I slept on my side of the bed for the first couple months after Jason died but now I’ve migrated to Jason’s half of our king sized bed. It is easier to look to my left and see the empty space that was mine than to obsess and fixate on the cold and vast half of a king sized bed that was once Jason’s side. Klaus sleeps in my place now but he stays near my feet, although this morning I woke up and we were spooning. That dog saves me over and over again.
Sometimes I’ll wake up in the middle of the night and wonder how I got here…to this new side of the bed that I inherited under miserable and unfair circumstances. A king sized bed seemed just right when there were two of us. Now I get lost because there is too much empty space to navigate and I get tangled up under the layers of blankets. Jason always kicked the blankets off because he was too warm. He said I was an electric blanket and I generated too much heat. It must have been him creating all that warmth though because the bed is never too hot now, even with 83 pounds of dog snoring at my feet. I’ve tried to invite Dieter to the slumber party but he prefers to sleep on his own bed, far away from the tossing and turning that happens as I struggle to fall asleep.
This morning at 2 am I was looking on Amazon for a sleep machine…something that had a setting with the sounds of a man snoring. All they had were devices featuring rolling waves, twittering crickets, majestic waterfalls and moving trains. Jason ALWAYS fell asleep before me and his snoring was so loud that I would sometimes pinch his nose or nudge him awake so he’d be silent. But now the silence is deafening. I want to hear the sounds of his rumbling breath and hear the timely click in the back of his throat that once drove me crazy.

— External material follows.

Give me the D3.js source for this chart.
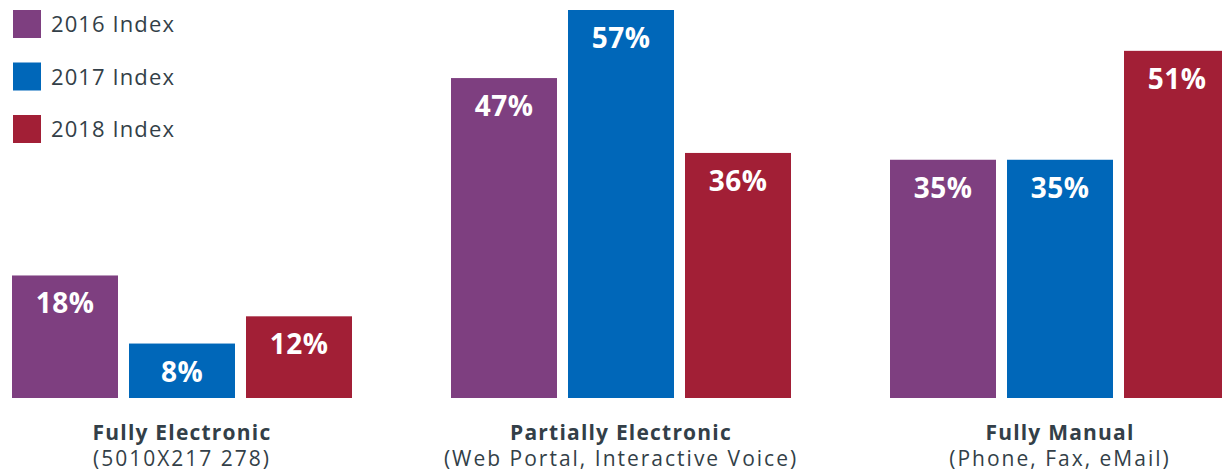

I’ve read entirely too much about heart abnormalities over the past 4 months and have decided his snoring was a sign of sleep apnea, which could be one of the many factors that contributed to his early departure from my life.

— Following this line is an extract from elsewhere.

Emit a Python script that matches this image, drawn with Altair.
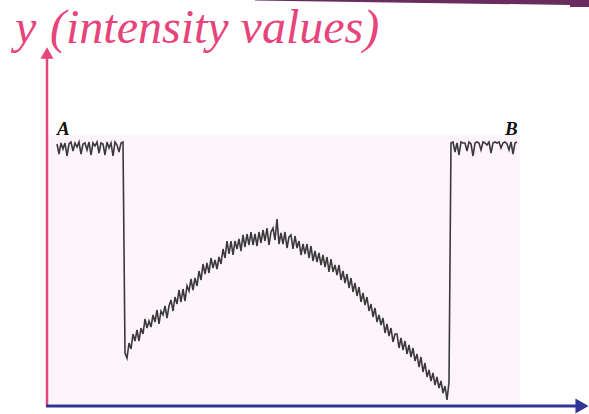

I should have made him go to the doctor. I should have made him drink more water the day before the race. I should have told him not to drink so much caffeine. I should have been running alongside of him rather than walking that day. Maybe I could have told him to STOP RUNNING when he started to feel dizzy. I should have told him I loved him more often. I should have saved him. I know this circular irrational thinking is just part of the crazy that goes along with grief. But still….could I have done something more?
I am on the wrong side of a king sized bed and getting lost in all the empty space he’s left behind. I miss him. I miss him. I miss him. Every single second.